17 February 2010

My name is __________, and I am a hoarder

I keep everything.

And I mean everything.

From letters to dog calendars to clothes I haven't worn in years but have convinced myself I will fit into again one day.

I keep everything.

Currently, we're renting. Waiting to move into our "forever home". (Read: Where we'll live until I decide I don't like how the shower drain is situated, at which time we'll be on our way again.)

And because we're renting, we've downsized a bit.

Quite a lot, actually.

We used to live in a three-bedroom, two-floor condo. About 2000 square feet of space.

We now live in a two-bedroom, single-floor apartment.

About 50 square feet of space.

So, as you can imagine, we "got rid" of a lot of stuff.

This stuff is currently waiting for us in a storage space, where we're paying monthly for it to live.

And what we've learned in the past few months of living here, in our closet, is that we don't need all that stuff.

We're living every day without my high school yearbooks. And my old business cards. And the bike I bought and rode four times (but it has white wall tires and coaster brakes!).

My husband keeps gently suggesting we go through said storage space and get rid of most of the stuff. For real.

But how can I get rid of the napkin that my daughter first doodled on, in the restaurant I can't remember, and on a day I can't recall?

He is a cruel, cruel man to want to do this to me. I should have seen his selfish, egotistical tendencies years ago.

But I can kind of see his point.

We're essentially renting an apartment for all this stuff. We're paying monthly for it to sit in a heated box that might actually be bigger than our apartment.

I know we need to get rid of most of it. I need to go through it all.
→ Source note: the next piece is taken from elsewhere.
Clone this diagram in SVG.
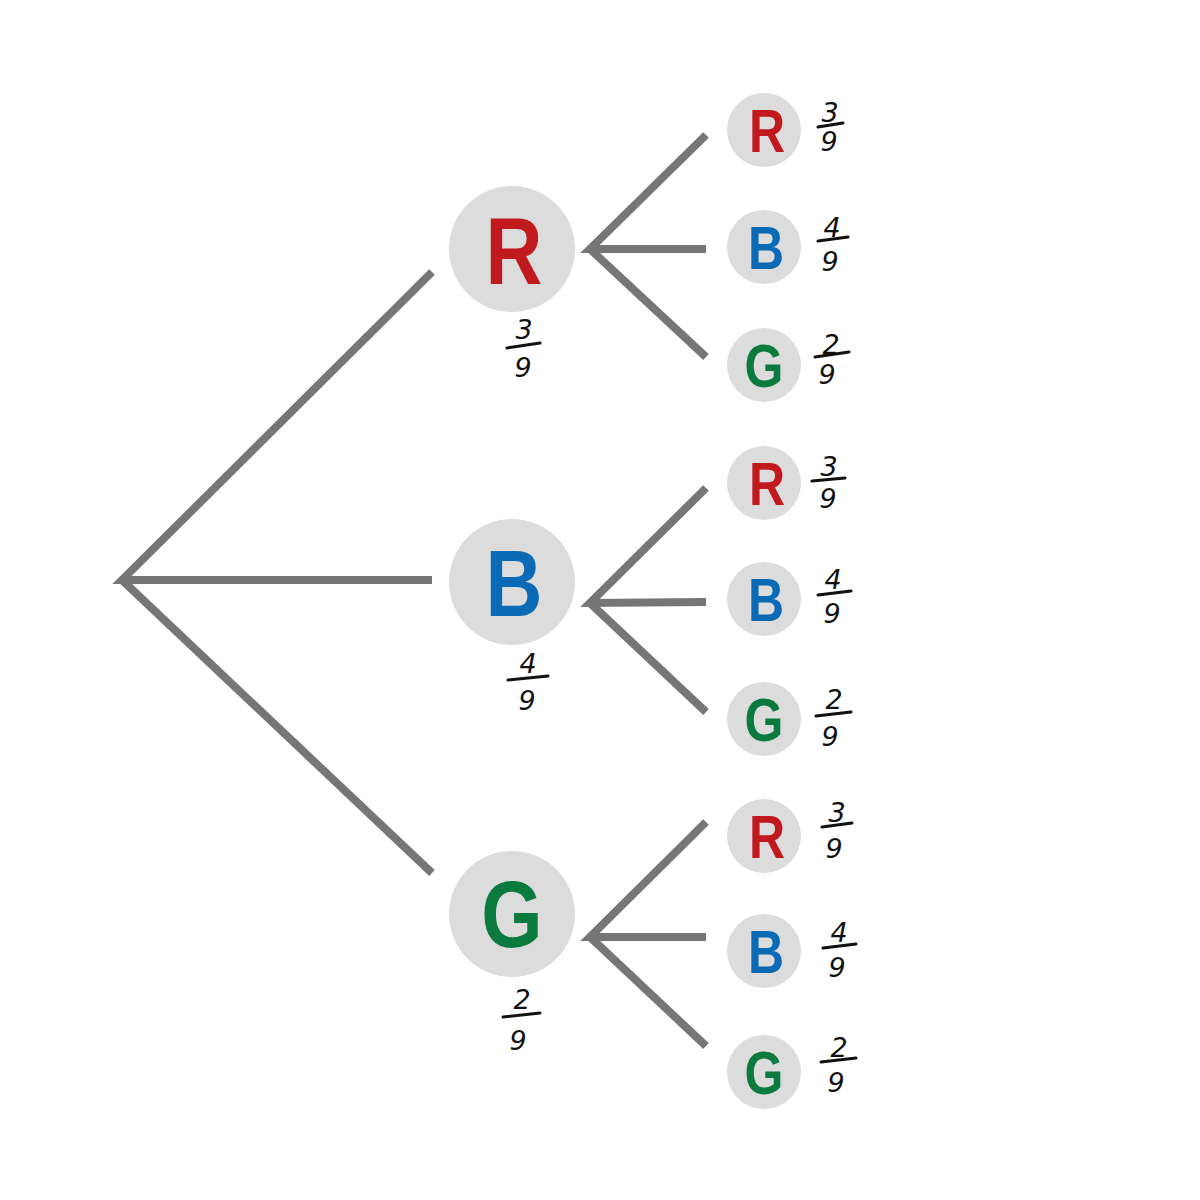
<svg xmlns="http://www.w3.org/2000/svg" width="1200" height="1200" viewBox="0 0 1200 1200">
<style>
.e{stroke:#767676;stroke-width:8;fill:none;stroke-linecap:butt}
.c{fill:#DCDCDC}
.L{font-family:"Liberation Sans",Arial,sans-serif;font-weight:bold;text-anchor:middle}
.big{font-size:95px}
.sm{font-size:61px}
.r{fill:#C0191E}.b{fill:#0A6AB5}.g{fill:#0B7A3E}
.f{font-family:"DejaVu Sans",sans-serif;font-style:italic;font-size:27px;fill:#111;text-anchor:middle}
.bar{stroke:#111;stroke-width:3;stroke-linecap:round}
</style>
<rect width="1200" height="1200" fill="#fff"/>
<g id="connectors">
<polyline class="e" points="432,272 122,580 432,580"/>
<line class="e" x1="122" y1="580" x2="432" y2="873"/>
<polyline class="e" points="706,135 590,249 706,249"/>
<line class="e" x1="590" y1="249" x2="706" y2="357"/>
<polyline class="e" points="706,488 590,603 706,602"/>
<line class="e" x1="590" y1="603" x2="706" y2="712"/>
<polyline class="e" points="706,822 590,937 706,937"/>
<line class="e" x1="590" y1="937" x2="706" y2="1046"/>
</g>
<g id="nR"><circle class="c" cx="512" cy="249" r="63"/><text class="L big r" transform="translate(514,284) scale(0.83,1)">R</text>
<text class="f" x="524" y="339">3</text><line class="bar" x1="507" y1="348" x2="540" y2="343"/><text class="f" x="523" y="377">9</text></g>
<g id="nB"><circle class="c" cx="512" cy="582" r="63"/><text class="L big b" transform="translate(514,616) scale(0.83,1)">B</text>
<text class="f" x="528" y="673">4</text><line class="bar" x1="508" y1="680" x2="548" y2="676"/><text class="f" x="527" y="710">9</text></g>
<g id="nG"><circle class="c" cx="512" cy="914" r="63"/><text class="L big g" transform="translate(512,947) scale(0.83,1)">G</text>
<text class="f" x="522" y="1009">2</text><line class="bar" x1="503" y1="1017" x2="540" y2="1013"/><text class="f" x="518" y="1050">9</text></g>
<g id="nRR"><circle class="c" cx="764" cy="130" r="37"/><text class="L sm r" transform="translate(767,152) scale(0.82,1)">R</text>
<text class="f" x="830" y="122">3</text><line class="bar" x1="818" y1="127" x2="843" y2="123"/><text class="f" x="829" y="151">9</text></g>
<g id="nRB"><circle class="c" cx="764" cy="247" r="37"/><text class="L sm b" transform="translate(766,269) scale(0.82,1)">B</text>
<text class="f" x="832" y="237">4</text><line class="bar" x1="818" y1="241" x2="848" y2="237"/><text class="f" x="830" y="271">9</text></g>
<g id="nRG"><circle class="c" cx="764" cy="365" r="37"/><text class="L sm g" transform="translate(764,387) scale(0.82,1)">G</text>
<text class="f" x="831" y="354">2</text><line class="bar" x1="815" y1="357" x2="849" y2="352"/><text class="f" x="827" y="384">9</text></g>
<g id="nBR"><circle class="c" cx="764" cy="483" r="37"/><text class="L sm r" transform="translate(767,505) scale(0.82,1)">R</text>
<text class="f" x="829" y="476">3</text><line class="bar" x1="812" y1="481" x2="845" y2="478"/><text class="f" x="828" y="508">9</text></g>
<g id="nBB"><circle class="c" cx="764" cy="599" r="37"/><text class="L sm b" transform="translate(766,621) scale(0.82,1)">B</text>
<text class="f" x="833" y="589">4</text><line class="bar" x1="818" y1="595" x2="851" y2="591"/><text class="f" x="832" y="623">9</text></g>
<g id="nBG"><circle class="c" cx="764" cy="719" r="37"/><text class="L sm g" transform="translate(764,741) scale(0.82,1)">G</text>
<text class="f" x="834" y="709">2</text><line class="bar" x1="816" y1="716" x2="851" y2="712"/><text class="f" x="830" y="746">9</text></g>
<g id="nGR"><circle class="c" cx="764" cy="836" r="37"/><text class="L sm r" transform="translate(767,858) scale(0.82,1)">R</text>
<text class="f" x="837" y="822">3</text><line class="bar" x1="822" y1="827" x2="852" y2="823"/><text class="f" x="834" y="858">9</text></g>
<g id="nGB"><circle class="c" cx="764" cy="951" r="37"/><text class="L sm b" transform="translate(766,973) scale(0.82,1)">B</text>
<text class="f" x="839" y="942">4</text><line class="bar" x1="823" y1="948" x2="856" y2="944"/><text class="f" x="837" y="977">9</text></g>
<g id="nGG"><circle class="c" cx="764" cy="1072" r="37"/><text class="L sm g" transform="translate(764,1094) scale(0.82,1)">G</text>
<text class="f" x="839" y="1057">2</text><line class="bar" x1="821" y1="1062" x2="856" y2="1058"/><text class="f" x="836" y="1092">9</text></g>
</svg>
See what I need and what I don't.

It'll take months.

I'll read every letter.

I'll try on every t-shirt.

I'll examine every single plate, cup and spoon.

But it has to be done.

Because otherwise, we'll be saving all this stuff...for what?

For our daughter?

What will she do with my leather pants? (shut up)

But somehow, I just can't let it go.

I'm sure my therapist would tell me it's because I was a latchkey kid and I've never felt I belonged and I'm a middle child.

She might be right.

But I think, despite what I portray to the outside world, I just might...

...have feelings.

I am nostalgic.

I miss things.

Like high school.

And college.

And going on weeks-long roadtrips.

And all that stuff, those boxes and bags and suitcases piled on top of each other about two miles from here?

Those are my memories of the things I desperately miss.

I know I have kept those memories.

And I know that the baseball cap that I picked up at Wall Drug is not ever going to sit atop my head again.

But when I see that hat, I always think, "That was such a great trip."

And I just can't let it go.

This ugly, worn out cap...

...is somehow holding me hostage.

I need to break free.

I know I can't go home again.

But I can go back to my storage space, can't I?

A time is coming when I'll have to face that wall of boxes.

My 10'x10'x8' scrapbook.

And I'll have to remind myself that just because the physical evidence is gone, doesn't mean I won't remember.

I don't know if I can do it.

But I guess I'd rather send my daughter to college than pay rent for these boxes for the rest of my life.

I'll get there.

One day I'll be the kind of person that travels light.